15. Ground No. 3 raised by the revenue in this appeal reads as under :
"On the facts and in the circumstances of the case the learned Commissioner (Appeals) referred in holding that no separate addition on account of excess stock is required to be made being covered by the trading addition, despite there being no direct nexus between the two."
16. We have considered the rival submission and also perused the relevant material on record. It is observed that the learned Commissioner (Appeals) has decided the issue of excess, stock in para 6.2 of his impugned order and we find if worthwhile to reproduce the relevant portion of the same hereunder :
"After due consideration of the matter, I hold that the assessing officer was not justified in making the addition of Rs. 4,68,670 on account of unexplained investment in excess stock found because the appellant had satisfactorily explained the excess stock worked out by the assessing officer at 39,065 mts. on the date of survey. Admittedly, the stock was not measured physically, it was worked out on the basis of assumption. Moreover, the appellant had given detailed explanation in respect of various discrepancies and errors made by the survey party in working out the excess stock. Accordingly, in my view, the assessing officer was not justified in making this addition on account of unexplained investment in stock. If there was any minor discrepancy still left, since addition was made by the assessing officer by rejecting the books of accounts. and by applying a gross profit rate of 15 per cent in the trading account. no separate addition is required to be made on account of excess stock."
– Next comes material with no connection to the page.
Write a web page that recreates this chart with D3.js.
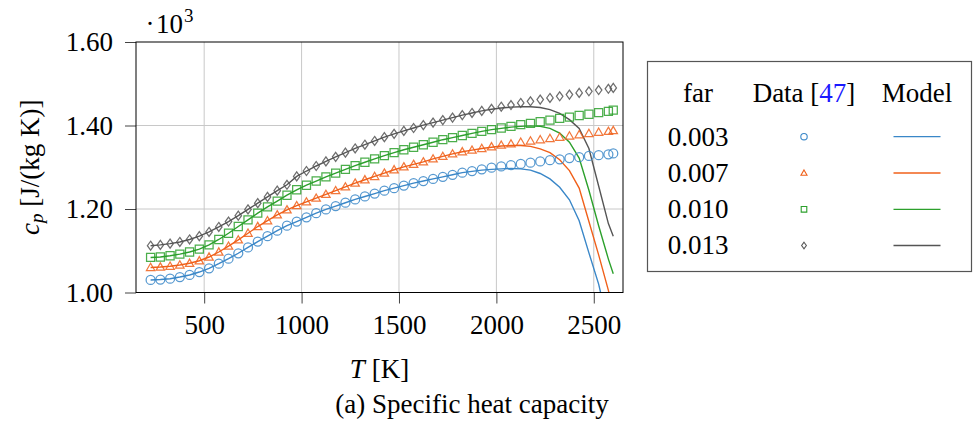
<!DOCTYPE html>
<html>
  <head>
    <title>Specific heat capacity</title>
    <style>
      body {
        margin: 0;
        background: #ffffff;
      }
      svg {
        background-color: #ffffff;
        font-family: "Liberation Serif", "DejaVu Serif", serif;
      }
    </style>
  </head>
  <body>
    <svg id="canvas" width="975" height="423"></svg>
    <script src="https://d3js.org/d3.v7.min.js"></script>
    <script>
      // Temperatures of the data points [K]
      const temps = [
        225, 275, 325, 375, 425, 475, 525, 575, 625, 675, 725, 775, 825, 875,
        925, 975, 1025, 1075, 1125, 1175, 1225, 1275, 1325, 1375, 1425, 1475,
        1525, 1575, 1625, 1675, 1725, 1775, 1825, 1875, 1925, 1975, 2025, 2075,
        2125, 2175, 2225, 2275, 2325, 2375, 2425, 2475, 2525, 2575, 2600
      ];

      const farLabels = ["0.003", "0.007", "0.010", "0.013"];
      const colors = ["#3a87c8", "#f0601a", "#2ca02c", "#555555"];
      const markers = ["circle", "triangle", "square", "diamond"];

      // Data [47], cp in 10^3 J/(kg K)
      const data003 = [
        1.030, 1.031, 1.033, 1.037, 1.042, 1.049, 1.058, 1.069, 1.081, 1.094,
        1.108, 1.122, 1.135, 1.148, 1.160, 1.170, 1.180, 1.190, 1.199, 1.207,
        1.215, 1.223, 1.230, 1.237, 1.244, 1.250, 1.256, 1.262, 1.267, 1.272,
        1.277, 1.282, 1.287, 1.291, 1.295, 1.299, 1.302, 1.305, 1.308, 1.311,
        1.314, 1.317, 1.319, 1.322, 1.324, 1.327, 1.329, 1.331, 1.333
      ];
      const data007 = [
        1.060, 1.061, 1.063, 1.066, 1.070, 1.076, 1.085, 1.097, 1.111, 1.126,
        1.142, 1.158, 1.172, 1.186, 1.198, 1.208, 1.217, 1.226, 1.235, 1.244,
        1.253, 1.262, 1.270, 1.278, 1.286, 1.294, 1.301, 1.307, 1.313, 1.320,
        1.326, 1.332, 1.337, 1.341, 1.345, 1.349, 1.353, 1.356, 1.360, 1.363,
        1.366, 1.369, 1.372, 1.375, 1.378, 1.381, 1.384, 1.386, 1.388
      ];
      const data010 = [
        1.084, 1.085, 1.088, 1.092, 1.097, 1.104, 1.114, 1.127, 1.142, 1.158,
        1.174, 1.190, 1.205, 1.219, 1.233, 1.246, 1.257, 1.267, 1.277, 1.286,
        1.295, 1.304, 1.312, 1.320, 1.328, 1.335, 1.342, 1.348, 1.354, 1.360,
        1.366, 1.371, 1.376, 1.381, 1.386, 1.390, 1.394, 1.398, 1.402, 1.405,
        1.409, 1.413, 1.417, 1.420, 1.424, 1.427, 1.431, 1.434, 1.437
      ];
      const data013 = [
        1.112, 1.114, 1.117, 1.121, 1.127, 1.135, 1.145, 1.157, 1.170, 1.184,
        1.199, 1.214, 1.229, 1.244, 1.258, 1.278, 1.291, 1.303, 1.314, 1.325,
        1.335, 1.345, 1.354, 1.363, 1.372, 1.380, 1.387, 1.394, 1.401, 1.407,
        1.413, 1.419, 1.425, 1.430, 1.435, 1.440, 1.445, 1.449, 1.454, 1.458,
        1.462, 1.466, 1.470, 1.474, 1.478, 1.482, 1.485, 1.488, 1.490
      ];

      // Model, same temperatures
      const model003 = [
        1.030, 1.031, 1.033, 1.037, 1.042, 1.049, 1.058, 1.069, 1.081, 1.094,
        1.108, 1.122, 1.135, 1.148, 1.160, 1.170, 1.180, 1.190, 1.199, 1.207,
        1.215, 1.223, 1.230, 1.237, 1.244, 1.250, 1.256, 1.262, 1.267, 1.272,
        1.277, 1.282, 1.287, 1.290, 1.293, 1.295, 1.296, 1.297, 1.296, 1.293,
        1.285, 1.272, 1.252, 1.222, 1.172, 1.095, 1.020, 0.920, 0.850
      ];
      const model007 = [
        1.060, 1.061, 1.063, 1.066, 1.070, 1.076, 1.085, 1.097, 1.111, 1.126,
        1.142, 1.158, 1.172, 1.186, 1.198, 1.208, 1.217, 1.226, 1.235, 1.244,
        1.253, 1.262, 1.270, 1.278, 1.286, 1.294, 1.301, 1.307, 1.313, 1.320,
        1.326, 1.332, 1.337, 1.341, 1.345, 1.348, 1.351, 1.352, 1.352, 1.350,
        1.344, 1.335, 1.318, 1.292, 1.250, 1.170, 1.090, 1.005, 0.960
      ];
      const model010 = [
        1.084, 1.085, 1.088, 1.092, 1.097, 1.104, 1.114, 1.127, 1.142, 1.158,
        1.174, 1.190, 1.205, 1.219, 1.233, 1.246, 1.257, 1.267, 1.277, 1.286,
        1.295, 1.304, 1.312, 1.320, 1.328, 1.335, 1.342, 1.348, 1.354, 1.360,
        1.366, 1.371, 1.376, 1.381, 1.386, 1.390, 1.393, 1.396, 1.398, 1.399,
        1.398, 1.393, 1.382, 1.360, 1.322, 1.245, 1.160, 1.080, 1.045
      ];
      const model013 = [
        1.112, 1.114, 1.117, 1.121, 1.127, 1.135, 1.145, 1.157, 1.170, 1.184,
        1.199, 1.214, 1.229, 1.244, 1.258, 1.278, 1.291, 1.303, 1.314, 1.325,
        1.335, 1.345, 1.354, 1.363, 1.372, 1.380, 1.387, 1.394, 1.401, 1.407,
        1.413, 1.419, 1.425, 1.430, 1.435, 1.439, 1.442, 1.444, 1.445, 1.445,
        1.443, 1.438, 1.429, 1.414, 1.393, 1.345, 1.255, 1.165, 1.135
      ];

      const dataSeries = [data003, data007, data010, data013];
      const modelSeries = [model003, model007, model010, model013];

      const xTicks = [500, 1000, 1500, 2000, 2500];
      const yTicks = [1.0, 1.2, 1.4, 1.6];

      const plot = { left: 136, right: 623, top: 42, bottom: 292.5 };
      const fontSize = 27;

      const svg = d3.select("#canvas");

      const x = d3.scaleLinear().domain([150, 2650]).range([plot.left, plot.right]);
      const y = d3.scaleLinear().domain([1.0, 1.6]).range([plot.bottom, plot.top]);

      svg
        .append("defs")
        .append("clipPath")
        .attr("id", "clip")
        .append("rect")
        .attr("x", plot.left)
        .attr("y", plot.top)
        .attr("width", plot.right - plot.left)
        .attr("height", plot.bottom - plot.top);

      // grid
      const grid = svg.append("g").attr("stroke", "#c8c8c8").attr("stroke-width", 1);
      xTicks.forEach(t => {
        grid
          .append("line")
          .attr("x1", x(t))
          .attr("x2", x(t))
          .attr("y1", plot.top)
          .attr("y2", plot.bottom);
      });
      yTicks
        .filter(t => t > 1.0 && t < 1.6)
        .forEach(t => {
          grid
            .append("line")
            .attr("x1", plot.left)
            .attr("x2", plot.right)
            .attr("y1", y(t))
            .attr("y2", y(t));
        });

      // axes
      const xAxis = svg
        .append("g")
        .attr("transform", "translate(0," + plot.bottom + ")")
        .call(
          d3
            .axisBottom(x)
            .tickValues(xTicks)
            .tickSize(11)
            .tickPadding(11)
            .tickFormat(d3.format("d"))
        );
      const yAxis = svg
        .append("g")
        .attr("transform", "translate(" + plot.left + ",0)")
        .call(
          d3
            .axisLeft(y)
            .tickValues(yTicks)
            .tickSize(11)
            .tickPadding(12)
            .tickFormat(d3.format(".2f"))
        );
      [xAxis, yAxis].forEach(a => {
        a.select(".domain").remove();
        a.selectAll(".tick line").attr("stroke", "#444");
        a.selectAll(".tick text")
          .attr("fill", "#000")
          .style("font-family", "Liberation Serif, serif")
          .style("font-size", fontSize + "px");
      });

      // marker shapes
      function markerPath(type, s) {
        if (type === "circle") {
          return circlePath(s);
        }
        if (type === "triangle") {
          return "M0," + (-s * 0.95) + "L" + s * 0.95 + "," + s * 0.7 + "L" + (-s * 0.95) + "," + s * 0.7 + "Z";
        }
        if (type === "square") {
          return "M" + -s * 0.9 + "," + -s * 0.9 + "h" + s * 1.8 + "v" + s * 1.8 + "h" + -s * 1.8 + "Z";
        }
        return "M0," + -s + "L" + s * 0.72 + ",0L0," + s + "L" + -s * 0.72 + ",0Z";
      }
      function circlePath(r) {
        const p = d3.path();
        p.arc(0, 0, r, 0, 2 * Math.PI);
        p.closePath();
        return p.toString();
      }

      const plotArea = svg.append("g").attr("clip-path", "url(#clip)");

      const line = d3
        .line()
        .x(d => x(d[0]))
        .y(d => y(d[1]));

      // model lines
      modelSeries.forEach((vals, i) => {
        plotArea
          .append("path")
          .datum(temps.map((t, j) => [t, vals[j]]))
          .attr("d", line)
          .attr("fill", "none")
          .attr("stroke", colors[i])
          .attr("stroke-width", 1.4);
      });

      // data markers
      const markerSize = [4.5, 4.4, 4.5, 4.5];
      dataSeries.forEach((vals, i) => {
        plotArea
          .append("g")
          .selectAll("path")
          .data(temps.map((t, j) => [t, vals[j]]))
          .join("path")
          .attr("transform", d => "translate(" + x(d[0]) + "," + y(d[1]) + ")")
          .attr("d", markerPath(markers[i], markerSize[i]))
          .attr("fill", "none")
          .attr("stroke", colors[i])
          .attr("stroke-opacity", 0.85)
          .attr("stroke-width", 1.25);
      });

      // frame
      svg
        .append("rect")
        .attr("x", plot.left)
        .attr("y", plot.top)
        .attr("width", plot.right - plot.left)
        .attr("height", plot.bottom - plot.top)
        .attr("fill", "none")
        .attr("stroke", "#000")
        .attr("stroke-width", 1);

      // scale factor label
      svg
        .append("text")
        .attr("x", 150)
        .attr("y", 33)
        .attr("text-anchor", "middle")
        .style("font-size", fontSize + "px")
        .text("\u00b7");
      svg
        .append("text")
        .attr("x", 156)
        .attr("y", 33)
        .style("font-size", fontSize + "px")
        .text("10");
      svg
        .append("text")
        .attr("x", 184)
        .attr("y", 22)
        .style("font-size", "19px")
        .text("3");

      // y label
      const yLabel = svg
        .append("text")
        .attr("transform", "translate(39," + (plot.top + plot.bottom) / 2 + ") rotate(-90)")
        .attr("text-anchor", "middle")
        .style("font-size", fontSize + "px");
      yLabel.append("tspan").style("font-style", "italic").text("c");
      yLabel
        .append("tspan")
        .style("font-style", "italic")
        .style("font-size", "19px")
        .attr("dy", 4)
        .text("p");
      yLabel.append("tspan").attr("dy", -4).text("\u00a0[J/(kg K)]");

      // x label
      const xLabel = svg
        .append("text")
        .attr("x", (plot.left + plot.right) / 2)
        .attr("y", 378)
        .attr("text-anchor", "middle")
        .style("font-size", fontSize + "px");
      xLabel.append("tspan").style("font-style", "italic").text("T");
      xLabel.append("tspan").text(" [K]");

      // caption
      svg
        .append("text")
        .attr("x", 472)
        .attr("y", 413)
        .attr("text-anchor", "middle")
        .style("font-size", fontSize + "px")
        .text("(a) Specific heat capacity");

      // legend
      const legend = svg.append("g");
      legend
        .append("rect")
        .attr("x", 647.5)
        .attr("y", 61.5)
        .attr("width", 324)
        .attr("height", 210)
        .attr("fill", "#fff")
        .attr("stroke", "#555")
        .attr("stroke-width", 1.2);

      const colX = [698, 804, 917];
      legend
        .append("text")
        .attr("x", colX[0])
        .attr("y", 101.5)
        .attr("text-anchor", "middle")
        .style("font-size", fontSize + "px")
        .text("far");
      const dataHead = legend
        .append("text")
        .attr("x", colX[1])
        .attr("y", 101.5)
        .attr("text-anchor", "middle")
        .style("font-size", fontSize + "px");
      dataHead.append("tspan").text("Data [");
      dataHead.append("tspan").attr("fill", "#1a1aff").text("47");
      dataHead.append("tspan").text("]");
      legend
        .append("text")
        .attr("x", colX[2])
        .attr("y", 101.5)
        .attr("text-anchor", "middle")
        .style("font-size", fontSize + "px")
        .text("Model");

      const rowY = [136.7, 173, 209.3, 245.5];
      const legendMarkerSize = [3.2, 3.2, 3.1, 3.3];
      farLabels.forEach((label, i) => {
        legend
          .append("text")
          .attr("x", colX[0])
          .attr("y", rowY[i] + 8.8)
          .attr("text-anchor", "middle")
          .style("font-size", fontSize + "px")
          .text(label);
        legend
          .append("path")
          .attr("transform", "translate(" + colX[1] + "," + rowY[i] + ")")
          .attr("d", markerPath(markers[i], legendMarkerSize[i]))
          .attr("fill", "none")
          .attr("stroke", colors[i])
          .attr("stroke-width", 1.1);
        legend
          .append("line")
          .attr("x1", colX[2] - 23.5)
          .attr("x2", colX[2] + 23.5)
          .attr("y1", rowY[i])
          .attr("y2", rowY[i])
          .attr("stroke", colors[i])
          .attr("stroke-width", 1.3);
      });
    </script>
  </body>
</html>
From the perusal of the aforesaid observation made by the learned Commissioner (Appeals) it is evident that he allowed the relief to the assessee on this issue considering the merits of the case and duly rendered his decision to the effect that the assessing officer was not justified in making the addition on account of unexplained investment in stock, before making further comments/observations to the effect that if any minor discrepancy is still left the same may be treated as covered by the trading addition made by the assessing officer and confirmed by him. In our opinion these observations of the Commissioner (Appeals) mainly constitute passing remarks/comments having no direct bearing on the decision of the learned Commissioner (Appeals) on this issue raised before him. It is clear that the learned Commissioner (Appeals) arrived at his conclusion on the merits of the case and accordingly gave his verdict even before recording further observation. In these circumstances we find that these passing remarks/observations of the learned Commissioner (Appeals) have no direct bearing on his ultimate decision on the issue involved as the same was decided on the merits of the case and this being the position no grievance can be said to have been caused to the revenue by such observations. We, therefore, dismiss this ground raised by the revenue.
17. In the result, the assessees appeal being ITA No. 226/Jd/1999 is allowed, whereas the revenues appeal being ITA No. 318/Jd/1999 is allowed in part.